[DATASET EXTRACT]
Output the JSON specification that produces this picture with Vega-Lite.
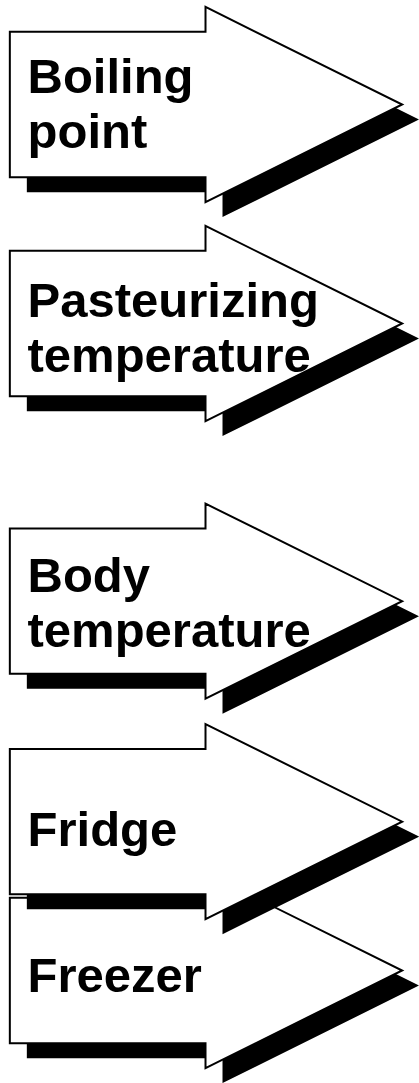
{
  "$schema": "https://vega.github.io/schema/vega-lite/v6.json",
  "width": 419,
  "height": 1083,
  "autosize": {"type": "fit", "contains": "padding"},
  "padding": 0,
  "background": "white",
  "config": {"view": {"stroke": null}},
  "datasets": {
    "arrows": [
      {"name": "Boiling point", "x": 10, "y": 32, "y2": 178},
      {"name": "Boiling point", "x": 209, "y": 32, "y2": 178},
      {"name": "Boiling point", "x": 209, "y": 7, "y2": 203},
      {"name": "Boiling point", "x": 409, "y": 105, "y2": 105},
      {"name": "Pasteurizing temperature", "x": 10, "y": 252, "y2": 398},
      {"name": "Pasteurizing temperature", "x": 209, "y": 252, "y2": 398},
      {"name": "Pasteurizing temperature", "x": 209, "y": 227, "y2": 423},
      {"name": "Pasteurizing temperature", "x": 409, "y": 325, "y2": 325},
      {"name": "Body temperature", "x": 10, "y": 531, "y2": 677},
      {"name": "Body temperature", "x": 209, "y": 531, "y2": 677},
      {"name": "Body temperature", "x": 209, "y": 506, "y2": 702},
      {"name": "Body temperature", "x": 409, "y": 604, "y2": 604},
      {"name": "Fridge", "x": 10, "y": 752.5, "y2": 898.5},
      {"name": "Fridge", "x": 209, "y": 752.5, "y2": 898.5},
      {"name": "Fridge", "x": 209, "y": 727.5, "y2": 923.5},
      {"name": "Fridge", "x": 409, "y": 825.5, "y2": 825.5},
      {"name": "Freezer", "x": 10, "y": 902, "y2": 1048},
      {"name": "Freezer", "x": 209, "y": 902, "y2": 1048},
      {"name": "Freezer", "x": 209, "y": 877, "y2": 1073},
      {"name": "Freezer", "x": 409, "y": 975, "y2": 975}
    ],
    "labels": [
      {"name": "Boiling point", "text": "Boiling\npoint", "x": 28, "y": 93},
      {"name": "Pasteurizing temperature", "text": "Pasteurizing\ntemperature", "x": 28, "y": 318},
      {"name": "Body temperature", "text": "Body\ntemperature", "x": 28, "y": 595},
      {"name": "Fridge", "text": "Fridge", "x": 28, "y": 850},
      {"name": "Freezer", "text": "Freezer", "x": 28, "y": 997}
    ]
  },
  "encoding": {
    "x": {"field": "x", "type": "quantitative", "scale": {"domain": [0, 419], "nice": false, "zero": false}, "axis": null},
    "y": {"field": "y", "type": "quantitative", "scale": {"domain": [0, 1083], "reverse": true, "nice": false, "zero": false}, "axis": null}
  },
  "layer": [
    {
      "data": {"name": "arrows"},
      "transform": [{"filter": "datum.name === 'Freezer'"}],
      "mark": {"type": "area", "orient": "vertical", "fill": "black", "xOffset": 17, "x2Offset": 17, "yOffset": 15, "y2Offset": 15},
      "encoding": {"y2": {"field": "y2"}, "detail": {"field": "name"}}
    },
    {
      "data": {"name": "arrows"},
      "transform": [{"filter": "datum.name === 'Freezer'"}],
      "mark": {"type": "area", "orient": "vertical", "fill": "white", "stroke": "black", "strokeWidth": 2, "strokeJoin": "miter"},
      "encoding": {"y2": {"field": "y2"}, "detail": {"field": "name"}}
    },
    {
      "data": {"name": "arrows"},
      "transform": [{"filter": "datum.name !== 'Freezer'"}],
      "mark": {"type": "area", "orient": "vertical", "fill": "black", "xOffset": 17, "x2Offset": 17, "yOffset": 15, "y2Offset": 15},
      "encoding": {"y2": {"field": "y2"}, "detail": {"field": "name"}}
    },
    {
      "data": {"name": "arrows"},
      "transform": [{"filter": "datum.name !== 'Freezer'"}],
      "mark": {"type": "area", "orient": "vertical", "fill": "white", "stroke": "black", "strokeWidth": 2, "strokeJoin": "miter"},
      "encoding": {"y2": {"field": "y2"}, "detail": {"field": "name"}}
    },
    {
      "data": {"name": "labels"},
      "mark": {"type": "text", "align": "left", "baseline": "alphabetic", "font": "Liberation Sans", "fontWeight": "bold", "fontSize": 49, "lineBreak": "\n", "lineHeight": 55, "color": "black"},
      "encoding": {"text": {"field": "text"}}
    }
  ]
}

[AIM OF THE TASK] Repeat the material above in full and exactly, omitting the pictures.

[RESPONSE TO THE TASK]
Output the JSON specification that produces this picture with Vega-Lite.
{
  "$schema": "https://vega.github.io/schema/vega-lite/v6.json",
  "width": 419,
  "height": 1083,
  "autosize": {"type": "fit", "contains": "padding"},
  "padding": 0,
  "background": "white",
  "config": {"view": {"stroke": null}},
  "datasets": {
    "arrows": [
      {"name": "Boiling point", "x": 10, "y": 32, "y2": 178},
      {"name": "Boiling point", "x": 209, "y": 32, "y2": 178},
      {"name": "Boiling point", "x": 209, "y": 7, "y2": 203},
      {"name": "Boiling point", "x": 409, "y": 105, "y2": 105},
      {"name": "Pasteurizing temperature", "x": 10, "y": 252, "y2": 398},
      {"name": "Pasteurizing temperature", "x": 209, "y": 252, "y2": 398},
      {"name": "Pasteurizing temperature", "x": 209, "y": 227, "y2": 423},
      {"name": "Pasteurizing temperature", "x": 409, "y": 325, "y2": 325},
      {"name": "Body temperature", "x": 10, "y": 531, "y2": 677},
      {"name": "Body temperature", "x": 209, "y": 531, "y2": 677},
      {"name": "Body temperature", "x": 209, "y": 506, "y2": 702},
      {"name": "Body temperature", "x": 409, "y": 604, "y2": 604},
      {"name": "Fridge", "x": 10, "y": 752.5, "y2": 898.5},
      {"name": "Fridge", "x": 209, "y": 752.5, "y2": 898.5},
      {"name": "Fridge", "x": 209, "y": 727.5, "y2": 923.5},
      {"name": "Fridge", "x": 409, "y": 825.5, "y2": 825.5},
      {"name": "Freezer", "x": 10, "y": 902, "y2": 1048},
      {"name": "Freezer", "x": 209, "y": 902, "y2": 1048},
      {"name": "Freezer", "x": 209, "y": 877, "y2": 1073},
      {"name": "Freezer", "x": 409, "y": 975, "y2": 975}
    ],
    "labels": [
      {"name": "Boiling point", "text": "Boiling\npoint", "x": 28, "y": 93},
      {"name": "Pasteurizing temperature", "text": "Pasteurizing\ntemperature", "x": 28, "y": 318},
      {"name": "Body temperature", "text": "Body\ntemperature", "x": 28, "y": 595},
      {"name": "Fridge", "text": "Fridge", "x": 28, "y": 850},
      {"name": "Freezer", "text": "Freezer", "x": 28, "y": 997}
    ]
  },
  "encoding": {
    "x": {"field": "x", "type": "quantitative", "scale": {"domain": [0, 419], "nice": false, "zero": false}, "axis": null},
    "y": {"field": "y", "type": "quantitative", "scale": {"domain": [0, 1083], "reverse": true, "nice": false, "zero": false}, "axis": null}
  },
  "layer": [
    {
      "data": {"name": "arrows"},
      "transform": [{"filter": "datum.name === 'Freezer'"}],
      "mark": {"type": "area", "orient": "vertical", "fill": "black", "xOffset": 17, "x2Offset": 17, "yOffset": 15, "y2Offset": 15},
      "encoding": {"y2": {"field": "y2"}, "detail": {"field": "name"}}
    },
    {
      "data": {"name": "arrows"},
      "transform": [{"filter": "datum.name === 'Freezer'"}],
      "mark": {"type": "area", "orient": "vertical", "fill": "white", "stroke": "black", "strokeWidth": 2, "strokeJoin": "miter"},
      "encoding": {"y2": {"field": "y2"}, "detail": {"field": "name"}}
    },
    {
      "data": {"name": "arrows"},
      "transform": [{"filter": "datum.name !== 'Freezer'"}],
      "mark": {"type": "area", "orient": "vertical", "fill": "black", "xOffset": 17, "x2Offset": 17, "yOffset": 15, "y2Offset": 15},
      "encoding": {"y2": {"field": "y2"}, "detail": {"field": "name"}}
    },
    {
      "data": {"name": "arrows"},
      "transform": [{"filter": "datum.name !== 'Freezer'"}],
      "mark": {"type": "area", "orient": "vertical", "fill": "white", "stroke": "black", "strokeWidth": 2, "strokeJoin": "miter"},
      "encoding": {"y2": {"field": "y2"}, "detail": {"field": "name"}}
    },
    {
      "data": {"name": "labels"},
      "mark": {"type": "text", "align": "left", "baseline": "alphabetic", "font": "Liberation Sans", "fontWeight": "bold", "fontSize": 49, "lineBreak": "\n", "lineHeight": 55, "color": "black"},
      "encoding": {"text": {"field": "text"}}
    }
  ]
}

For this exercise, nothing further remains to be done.